● **STORED DATA**
○ ○ ○ ○ ○

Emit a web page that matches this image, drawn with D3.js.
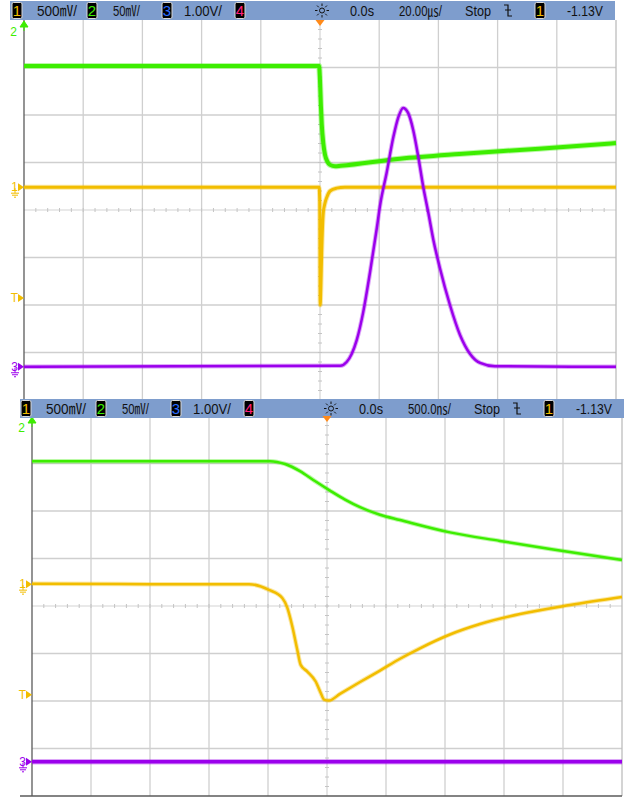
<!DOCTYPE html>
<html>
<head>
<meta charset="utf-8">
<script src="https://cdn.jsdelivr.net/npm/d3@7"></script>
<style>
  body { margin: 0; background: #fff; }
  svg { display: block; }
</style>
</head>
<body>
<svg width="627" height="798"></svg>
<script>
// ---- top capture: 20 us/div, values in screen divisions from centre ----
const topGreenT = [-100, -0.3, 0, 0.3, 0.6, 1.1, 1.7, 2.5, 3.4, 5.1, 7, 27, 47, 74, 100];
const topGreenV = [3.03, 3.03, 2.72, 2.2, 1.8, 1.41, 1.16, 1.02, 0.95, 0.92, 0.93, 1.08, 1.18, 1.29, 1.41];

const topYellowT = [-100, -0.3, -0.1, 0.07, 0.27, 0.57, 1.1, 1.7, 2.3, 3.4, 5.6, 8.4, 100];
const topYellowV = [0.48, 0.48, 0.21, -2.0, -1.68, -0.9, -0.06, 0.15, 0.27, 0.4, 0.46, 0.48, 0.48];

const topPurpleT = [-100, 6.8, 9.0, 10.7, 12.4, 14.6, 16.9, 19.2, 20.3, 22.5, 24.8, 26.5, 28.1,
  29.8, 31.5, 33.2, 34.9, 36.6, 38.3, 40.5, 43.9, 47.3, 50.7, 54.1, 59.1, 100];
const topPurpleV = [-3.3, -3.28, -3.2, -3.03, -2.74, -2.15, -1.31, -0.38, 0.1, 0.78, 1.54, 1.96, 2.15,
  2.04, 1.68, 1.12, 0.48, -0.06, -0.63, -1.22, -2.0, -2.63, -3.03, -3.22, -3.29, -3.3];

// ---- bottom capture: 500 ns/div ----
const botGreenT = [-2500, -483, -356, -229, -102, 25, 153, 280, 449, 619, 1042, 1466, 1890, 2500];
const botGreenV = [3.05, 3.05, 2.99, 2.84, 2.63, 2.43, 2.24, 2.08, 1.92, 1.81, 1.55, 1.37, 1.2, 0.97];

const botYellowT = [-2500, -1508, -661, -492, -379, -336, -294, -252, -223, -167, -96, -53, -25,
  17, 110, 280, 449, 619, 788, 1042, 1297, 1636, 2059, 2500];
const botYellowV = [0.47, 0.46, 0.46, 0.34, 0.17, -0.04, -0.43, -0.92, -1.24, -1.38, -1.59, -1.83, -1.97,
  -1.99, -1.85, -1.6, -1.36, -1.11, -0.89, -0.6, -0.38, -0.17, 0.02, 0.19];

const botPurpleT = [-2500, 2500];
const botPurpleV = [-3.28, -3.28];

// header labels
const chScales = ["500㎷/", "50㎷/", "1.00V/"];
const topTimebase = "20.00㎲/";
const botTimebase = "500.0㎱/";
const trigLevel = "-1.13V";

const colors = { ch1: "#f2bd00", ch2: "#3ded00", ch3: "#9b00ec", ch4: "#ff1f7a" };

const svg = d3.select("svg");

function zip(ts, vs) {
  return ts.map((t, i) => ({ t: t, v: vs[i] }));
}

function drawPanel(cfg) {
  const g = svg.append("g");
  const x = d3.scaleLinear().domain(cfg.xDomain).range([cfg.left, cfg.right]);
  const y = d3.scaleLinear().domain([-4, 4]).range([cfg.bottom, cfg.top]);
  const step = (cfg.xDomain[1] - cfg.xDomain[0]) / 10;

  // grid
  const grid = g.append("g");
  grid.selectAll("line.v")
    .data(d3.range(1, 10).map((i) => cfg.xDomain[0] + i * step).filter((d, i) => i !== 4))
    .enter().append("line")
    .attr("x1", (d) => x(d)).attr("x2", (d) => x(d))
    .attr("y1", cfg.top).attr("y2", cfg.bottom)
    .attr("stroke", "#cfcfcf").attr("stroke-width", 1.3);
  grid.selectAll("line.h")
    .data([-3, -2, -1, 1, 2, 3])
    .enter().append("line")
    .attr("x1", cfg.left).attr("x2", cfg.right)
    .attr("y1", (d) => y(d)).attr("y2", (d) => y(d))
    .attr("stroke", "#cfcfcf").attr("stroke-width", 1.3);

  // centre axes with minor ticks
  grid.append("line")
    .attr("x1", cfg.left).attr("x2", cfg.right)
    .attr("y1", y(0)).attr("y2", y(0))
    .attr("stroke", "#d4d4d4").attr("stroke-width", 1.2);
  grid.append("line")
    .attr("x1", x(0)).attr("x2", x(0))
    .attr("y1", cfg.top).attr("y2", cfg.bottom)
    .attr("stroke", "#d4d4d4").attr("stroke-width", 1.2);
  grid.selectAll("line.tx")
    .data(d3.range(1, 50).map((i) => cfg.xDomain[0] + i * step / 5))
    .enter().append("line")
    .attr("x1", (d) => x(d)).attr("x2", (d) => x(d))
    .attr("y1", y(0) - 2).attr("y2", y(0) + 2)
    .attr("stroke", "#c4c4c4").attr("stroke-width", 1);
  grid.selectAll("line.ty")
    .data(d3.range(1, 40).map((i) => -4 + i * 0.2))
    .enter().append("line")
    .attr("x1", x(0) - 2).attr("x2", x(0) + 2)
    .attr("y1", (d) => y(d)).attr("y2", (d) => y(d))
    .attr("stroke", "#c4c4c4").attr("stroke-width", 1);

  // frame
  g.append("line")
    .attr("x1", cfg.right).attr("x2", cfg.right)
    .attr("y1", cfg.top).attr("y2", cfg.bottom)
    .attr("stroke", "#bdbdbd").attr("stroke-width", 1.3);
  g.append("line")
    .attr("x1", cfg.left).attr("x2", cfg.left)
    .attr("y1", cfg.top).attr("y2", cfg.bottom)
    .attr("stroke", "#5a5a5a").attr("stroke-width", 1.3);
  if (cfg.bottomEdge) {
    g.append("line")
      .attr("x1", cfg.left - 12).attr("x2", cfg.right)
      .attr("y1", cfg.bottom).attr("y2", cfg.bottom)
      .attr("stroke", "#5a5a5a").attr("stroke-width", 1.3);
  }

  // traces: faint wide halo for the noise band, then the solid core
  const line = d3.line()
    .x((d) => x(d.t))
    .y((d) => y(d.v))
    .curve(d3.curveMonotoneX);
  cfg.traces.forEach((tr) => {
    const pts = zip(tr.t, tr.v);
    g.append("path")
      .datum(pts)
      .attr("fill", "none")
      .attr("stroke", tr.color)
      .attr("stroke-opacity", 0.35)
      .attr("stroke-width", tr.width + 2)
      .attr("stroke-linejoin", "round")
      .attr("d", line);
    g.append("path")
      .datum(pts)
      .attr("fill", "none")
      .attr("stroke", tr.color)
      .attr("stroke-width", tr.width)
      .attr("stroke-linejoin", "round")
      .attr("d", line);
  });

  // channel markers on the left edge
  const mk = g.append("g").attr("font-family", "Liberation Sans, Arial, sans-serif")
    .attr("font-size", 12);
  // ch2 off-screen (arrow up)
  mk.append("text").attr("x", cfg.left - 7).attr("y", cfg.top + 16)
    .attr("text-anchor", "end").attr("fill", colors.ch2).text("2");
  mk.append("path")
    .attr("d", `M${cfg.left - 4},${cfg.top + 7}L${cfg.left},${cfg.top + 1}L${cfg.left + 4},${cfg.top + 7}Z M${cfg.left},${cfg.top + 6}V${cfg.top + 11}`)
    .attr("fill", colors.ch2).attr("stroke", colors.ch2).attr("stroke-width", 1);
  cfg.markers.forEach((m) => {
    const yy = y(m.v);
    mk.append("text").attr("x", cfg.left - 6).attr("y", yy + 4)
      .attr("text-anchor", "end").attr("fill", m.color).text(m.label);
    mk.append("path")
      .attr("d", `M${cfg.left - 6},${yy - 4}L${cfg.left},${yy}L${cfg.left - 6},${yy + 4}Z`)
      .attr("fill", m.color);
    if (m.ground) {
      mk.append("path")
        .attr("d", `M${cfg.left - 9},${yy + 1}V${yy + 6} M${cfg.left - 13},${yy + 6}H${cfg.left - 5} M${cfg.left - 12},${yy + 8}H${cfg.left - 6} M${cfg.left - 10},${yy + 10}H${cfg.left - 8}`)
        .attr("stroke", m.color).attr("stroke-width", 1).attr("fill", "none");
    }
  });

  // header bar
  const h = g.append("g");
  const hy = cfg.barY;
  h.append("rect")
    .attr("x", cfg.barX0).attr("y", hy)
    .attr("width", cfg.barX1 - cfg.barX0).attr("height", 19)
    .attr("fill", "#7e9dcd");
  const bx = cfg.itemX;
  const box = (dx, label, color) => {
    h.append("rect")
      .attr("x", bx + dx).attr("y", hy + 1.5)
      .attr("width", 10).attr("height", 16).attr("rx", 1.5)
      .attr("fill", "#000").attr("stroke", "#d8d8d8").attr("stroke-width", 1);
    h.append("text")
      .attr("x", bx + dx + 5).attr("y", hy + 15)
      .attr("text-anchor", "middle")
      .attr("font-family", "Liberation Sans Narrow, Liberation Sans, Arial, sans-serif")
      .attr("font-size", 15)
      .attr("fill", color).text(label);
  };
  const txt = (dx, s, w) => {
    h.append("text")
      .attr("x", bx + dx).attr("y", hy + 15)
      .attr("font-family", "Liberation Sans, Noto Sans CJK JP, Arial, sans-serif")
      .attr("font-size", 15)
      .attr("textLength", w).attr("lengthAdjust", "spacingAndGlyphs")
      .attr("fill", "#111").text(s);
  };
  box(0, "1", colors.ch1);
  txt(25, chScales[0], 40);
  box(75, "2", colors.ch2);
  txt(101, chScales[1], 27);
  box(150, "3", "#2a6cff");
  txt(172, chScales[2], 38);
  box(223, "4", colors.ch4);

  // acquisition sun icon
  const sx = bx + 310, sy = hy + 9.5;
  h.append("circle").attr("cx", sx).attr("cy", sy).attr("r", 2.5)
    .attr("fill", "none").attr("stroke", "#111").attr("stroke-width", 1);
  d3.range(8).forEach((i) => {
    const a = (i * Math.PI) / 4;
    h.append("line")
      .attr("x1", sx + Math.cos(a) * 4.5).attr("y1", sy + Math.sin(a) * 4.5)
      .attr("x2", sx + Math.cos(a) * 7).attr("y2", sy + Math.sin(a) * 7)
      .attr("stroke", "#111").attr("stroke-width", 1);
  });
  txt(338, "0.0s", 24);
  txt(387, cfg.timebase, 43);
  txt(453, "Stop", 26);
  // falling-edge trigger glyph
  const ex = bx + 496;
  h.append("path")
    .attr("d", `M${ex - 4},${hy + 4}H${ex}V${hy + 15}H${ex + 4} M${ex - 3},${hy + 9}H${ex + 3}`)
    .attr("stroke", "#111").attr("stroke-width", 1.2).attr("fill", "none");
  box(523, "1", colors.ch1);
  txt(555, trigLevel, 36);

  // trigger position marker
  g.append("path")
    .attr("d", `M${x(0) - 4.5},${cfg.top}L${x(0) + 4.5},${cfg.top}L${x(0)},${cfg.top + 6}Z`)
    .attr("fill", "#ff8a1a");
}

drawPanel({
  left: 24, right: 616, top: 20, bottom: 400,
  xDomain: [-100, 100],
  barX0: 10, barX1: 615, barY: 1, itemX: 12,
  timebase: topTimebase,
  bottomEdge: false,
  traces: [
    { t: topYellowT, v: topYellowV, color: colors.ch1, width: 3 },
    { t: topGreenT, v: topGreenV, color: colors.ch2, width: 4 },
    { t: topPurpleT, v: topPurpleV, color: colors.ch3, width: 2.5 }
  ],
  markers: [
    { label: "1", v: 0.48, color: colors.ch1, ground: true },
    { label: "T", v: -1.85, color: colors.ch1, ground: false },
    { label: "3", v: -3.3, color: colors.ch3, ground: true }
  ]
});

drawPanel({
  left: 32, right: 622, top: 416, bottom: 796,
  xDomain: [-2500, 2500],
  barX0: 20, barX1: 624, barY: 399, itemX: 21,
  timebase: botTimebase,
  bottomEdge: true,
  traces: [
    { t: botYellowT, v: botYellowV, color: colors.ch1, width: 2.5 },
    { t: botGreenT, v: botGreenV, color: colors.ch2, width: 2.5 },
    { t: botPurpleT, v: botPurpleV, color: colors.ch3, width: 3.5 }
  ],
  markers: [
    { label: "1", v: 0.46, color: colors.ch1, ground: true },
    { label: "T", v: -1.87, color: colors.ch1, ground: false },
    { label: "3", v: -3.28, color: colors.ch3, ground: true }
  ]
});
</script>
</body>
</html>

○ ○ ○ ○ ○

● **EXERCISE GOAL**
Without the pictures, please reproduce each line of the listing above exactly, from the first one through the line bearing "0.46, 0.48, 0.48];".

● **FINAL ANSWER**
Emit a web page that matches this image, drawn with D3.js.
<!DOCTYPE html>
<html>
<head>
<meta charset="utf-8">
<script src="https://cdn.jsdelivr.net/npm/d3@7"></script>
<style>
  body { margin: 0; background: #fff; }
  svg { display: block; }
</style>
</head>
<body>
<svg width="627" height="798"></svg>
<script>
// ---- top capture: 20 us/div, values in screen divisions from centre ----
const topGreenT = [-100, -0.3, 0, 0.3, 0.6, 1.1, 1.7, 2.5, 3.4, 5.1, 7, 27, 47, 74, 100];
const topGreenV = [3.03, 3.03, 2.72, 2.2, 1.8, 1.41, 1.16, 1.02, 0.95, 0.92, 0.93, 1.08, 1.18, 1.29, 1.41];

const topYellowT = [-100, -0.3, -0.1, 0.07, 0.27, 0.57, 1.1, 1.7, 2.3, 3.4, 5.6, 8.4, 100];
const topYellowV = [0.48, 0.48, 0.21, -2.0, -1.68, -0.9, -0.06, 0.15, 0.27, 0.4, 0.46, 0.48, 0.48];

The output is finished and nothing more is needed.